**EXERCISE DESCRIPTION**. Return the lines that follow, exactly as they appear, from the first through the one containing "plt.rcParams['font.family'] = ['Open"; no pictures are to be included.

──────

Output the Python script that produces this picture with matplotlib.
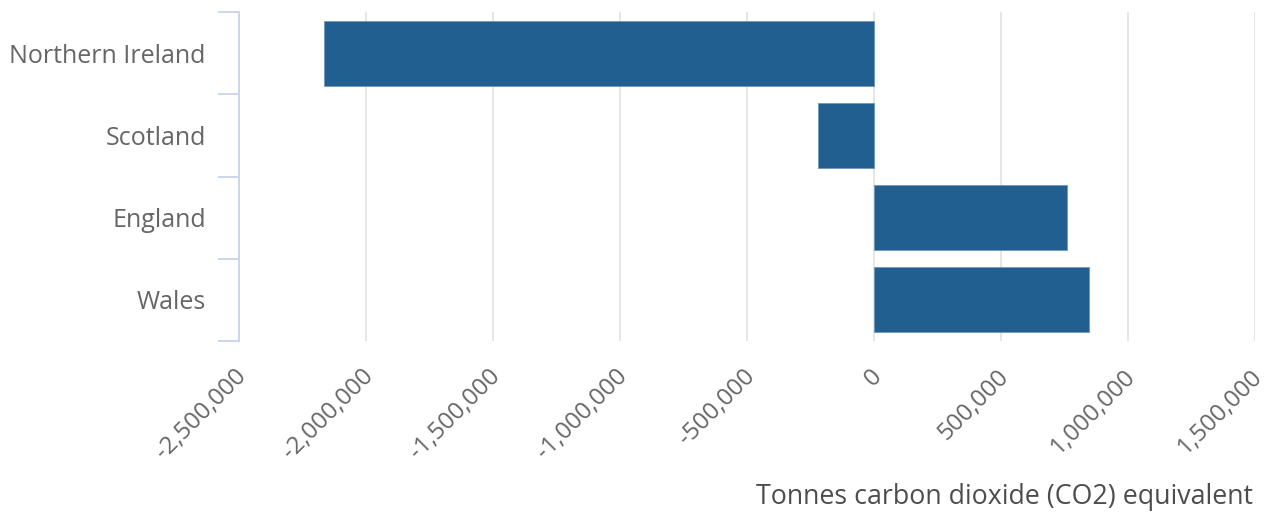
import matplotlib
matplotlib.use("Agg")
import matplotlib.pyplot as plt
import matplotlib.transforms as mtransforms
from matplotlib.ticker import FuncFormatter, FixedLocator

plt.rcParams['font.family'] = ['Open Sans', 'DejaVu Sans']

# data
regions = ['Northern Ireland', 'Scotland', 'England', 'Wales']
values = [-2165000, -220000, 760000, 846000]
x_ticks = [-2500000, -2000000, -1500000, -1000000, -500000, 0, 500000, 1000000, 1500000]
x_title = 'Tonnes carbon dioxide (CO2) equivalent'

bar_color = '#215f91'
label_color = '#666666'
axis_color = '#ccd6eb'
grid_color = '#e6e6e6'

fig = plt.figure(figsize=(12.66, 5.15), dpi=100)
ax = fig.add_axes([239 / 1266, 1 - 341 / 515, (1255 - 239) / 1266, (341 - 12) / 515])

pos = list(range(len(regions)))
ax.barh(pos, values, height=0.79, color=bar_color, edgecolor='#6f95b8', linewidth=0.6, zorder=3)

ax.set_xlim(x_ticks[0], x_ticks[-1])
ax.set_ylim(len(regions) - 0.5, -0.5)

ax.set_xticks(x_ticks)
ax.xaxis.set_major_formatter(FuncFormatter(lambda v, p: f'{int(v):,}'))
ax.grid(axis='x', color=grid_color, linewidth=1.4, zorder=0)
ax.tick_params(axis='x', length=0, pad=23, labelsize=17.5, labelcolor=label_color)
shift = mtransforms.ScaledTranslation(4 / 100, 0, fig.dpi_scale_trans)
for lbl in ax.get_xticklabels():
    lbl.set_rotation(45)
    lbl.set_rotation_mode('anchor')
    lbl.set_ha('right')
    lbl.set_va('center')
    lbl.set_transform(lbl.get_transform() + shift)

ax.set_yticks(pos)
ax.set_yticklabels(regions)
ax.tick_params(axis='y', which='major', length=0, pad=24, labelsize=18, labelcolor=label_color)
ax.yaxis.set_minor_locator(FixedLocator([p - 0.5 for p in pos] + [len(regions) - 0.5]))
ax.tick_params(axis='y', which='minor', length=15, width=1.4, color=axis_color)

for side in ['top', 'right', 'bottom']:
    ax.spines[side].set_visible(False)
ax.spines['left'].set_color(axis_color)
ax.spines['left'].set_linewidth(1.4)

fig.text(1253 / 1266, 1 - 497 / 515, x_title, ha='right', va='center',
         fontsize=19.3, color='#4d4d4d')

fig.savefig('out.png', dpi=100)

──────

**OUTPUT BELOW**.
Output the Python script that produces this picture with matplotlib.
import matplotlib
matplotlib.use("Agg")
import matplotlib.pyplot as plt
import matplotlib.transforms as mtransforms
from matplotlib.ticker import FuncFormatter, FixedLocator

plt.rcParams['font.family'] = ['Open Sans', 'DejaVu Sans']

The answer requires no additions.